# Recorded information

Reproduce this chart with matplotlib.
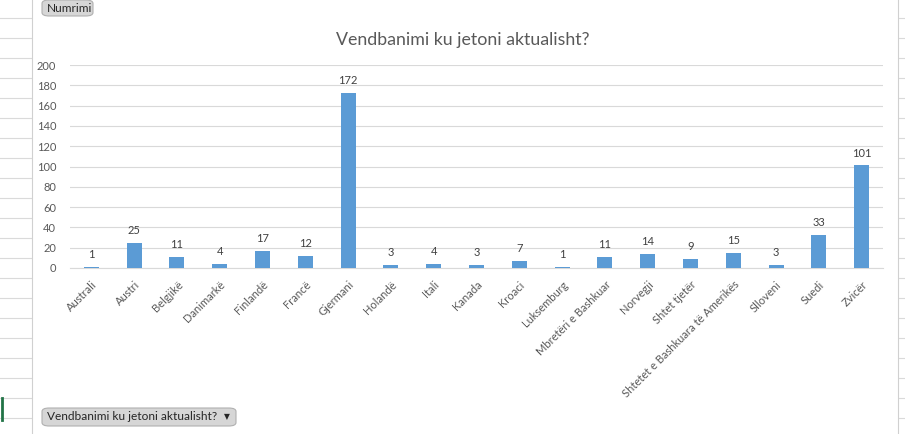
import matplotlib
matplotlib.use("Agg")
import matplotlib.pyplot as plt
from matplotlib.patches import FancyBboxPatch
from matplotlib.lines import Line2D

countries = ["Australi", "Austri", "Belgjikë", "Danimarkë", "Finlandë", "Francë",
             "Gjermani", "Holandë", "Itali", "Kanada", "Kroaci", "Luksemburg",
             "Mbretëri e Bashkuar", "Norvegji", "Shtet tjetër",
             "Shtetet e Bashkuara të Amerikës", "Slloveni", "Suedi", "Zvicër"]
counts = [1, 25, 11, 4, 17, 12, 172, 3, 4, 3, 7, 1, 11, 14, 9, 15, 3, 33, 101]
y_ticks = [0, 20, 40, 60, 80, 100, 120, 140, 160, 180, 200]

title = "Vendbanimi ku jetoni aktualisht?"
field_button = "Numrimi"
axis_button = "Vendbanimi ku jetoni aktualisht?"

plt.rcParams["font.family"] = ["Lato", "DejaVu Sans"]
TXT = "#595959"
W, H = 905, 434

fig = plt.figure(figsize=(W / 100, H / 100), dpi=100)
fig.patch.set_facecolor("white")

# spreadsheet cells around the chart
for y in range(18, H, 20):
    fig.add_artist(Line2D([0, 31 / W], [1 - y / H] * 2, color="#dadada", lw=0.8))
    fig.add_artist(Line2D([899 / W, 1], [1 - y / H] * 2, color="#dadada", lw=0.8))
fig.add_artist(Line2D([32 / W] * 2, [0, 1], color="#d0d0d0", lw=0.8))
fig.add_artist(Line2D([898 / W] * 2, [0, 1], color="#d0d0d0", lw=0.8))
fig.add_artist(Line2D([1.5 / W] * 2, [1 - 398 / H, 1 - 420 / H], color="#217346", lw=2))

ax = fig.add_axes([70 / W, 166 / H, 813 / W, 203 / H])
x = range(len(countries))
bars = ax.bar(x, counts, width=0.35, color="#5b9bd5", zorder=3)
for b, v in zip(bars, counts):
    ax.annotate(str(v), (b.get_x() + b.get_width() / 2, v), xytext=(0, 5),
                textcoords="offset points", ha="center", va="bottom",
                fontsize=8, color="#404040")

ax.set_xlim(-0.5, len(countries) - 0.5)
ax.set_ylim(0, 200)
ax.set_yticks(y_ticks)
ax.yaxis.grid(True, color="#d9d9d9", lw=0.8, zorder=0)
ax.set_xticks(list(x))
ax.set_xticklabels(countries, rotation=45, ha="right", rotation_mode="anchor",
                   fontsize=8, color=TXT)
ax.tick_params(axis="y", labelsize=8, labelcolor=TXT, length=0, pad=10)
ax.tick_params(axis="x", length=0, pad=8)
for s in ["top", "right", "left"]:
    ax.spines[s].set_visible(False)
ax.spines["bottom"].set_color("#d9d9d9")

fig.text(463 / W, 1 - 40 / H, title, ha="center", va="center",
         fontsize=12.8, color=TXT)

# pivot field buttons
def button(x0, y0, w, h, label, arrow=False):
    box = FancyBboxPatch((x0 / W, 1 - (y0 + h) / H), w / W, h / H,
                         boxstyle="round,pad=0,rounding_size=0.008",
                         transform=fig.transFigure, facecolor="#d6d6d6",
                         edgecolor="#b0b0b0", lw=0.8)
    fig.add_artist(box)
    fig.text((x0 + 5) / W, 1 - (y0 + h / 2) / H, label, ha="left", va="center",
             fontsize=8.6, color="#262626")
    if arrow:
        fig.text((x0 + w - 9) / W, 1 - (y0 + h / 2) / H, "\u25BC", ha="center",
                 va="center", fontsize=5.5, color="#262626",
                 family="DejaVu Sans")

button(42, 0, 51, 16, field_button)
button(42, 408, 194, 18, axis_button, arrow=True)

fig.savefig("out.png", dpi=100)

# Goal of the exercise
Only the number is wanted: how many lines of the material contain the word "matplotlib"?

# The solution
6